Anthony has a novel way of encouraging this in his clients, leading them up a mountain and offering guidance and discussion there: “It’s an exciting new area of research, and there have been a lot of studies in the past 10 to 15 years into the impact of walking and nature on mental health.
“Aside from the indirect benefits associated with better physical health (for example, better sleep and a sense of achievement) spending more time in nature lowers cortisol. Walking has also been proven to help with depression and is particularly effective at breaking cycles of rumination that can quickly spiral. There are also studies that show walking as an effective way to revitalise the brain, the meditative effect of taking one step after the other can clear our mind, remove distractions, and leave us focussed.
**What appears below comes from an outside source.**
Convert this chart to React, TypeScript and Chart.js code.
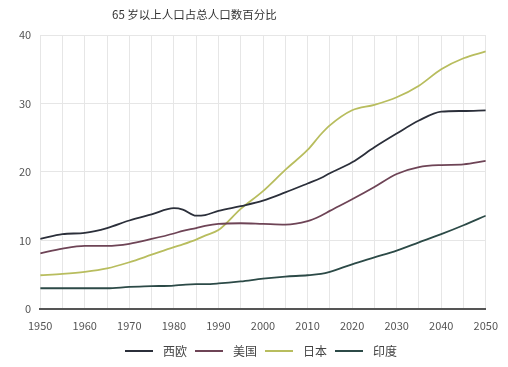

It also massively helps with creativity – walking improves divergent thought, the process in the brain that creates new ideas by considering several different solutions, rather than focussing on a single one. It’s perhaps linked to how walking helps us to enter a flow state, by spending time in a peaceful and familiar environment that holds our fascination without demanding our attention.”
“You’re best placed to help others if you help yourself first.”
This, and other similar wellbeing activities, not only bring teams together but also help to encourage them into a mindset which helps to accomplish their goals: “Our team coaching events use nature as a facilitator, and the expedition as a representation of our own journeys. We use the safe space, freedom from distraction and literally the big picture of the landscape in front of us, to look at our purpose, both as individuals and as a team. We use metaphors to describe some of the challenges we might be facing, or choices we have to make – for example, choosing our path, getting there one step at a time, and climbing mountains. We also like to push people out of their comfort zones, offering challenging routes and questions.”
Modern life is increasingly busy, but that only means that it’s more important than ever to take time out for yourself: “Get outside!” Anthony advises. “When you’re stuck, can’t think, feel overwhelmed or are distracted, just stop. Go for a walk, even if it’s only 10 minutes, changing environment will help you change your state and start to process what’s on your mind. You’re best placed to help others if you help yourself first.”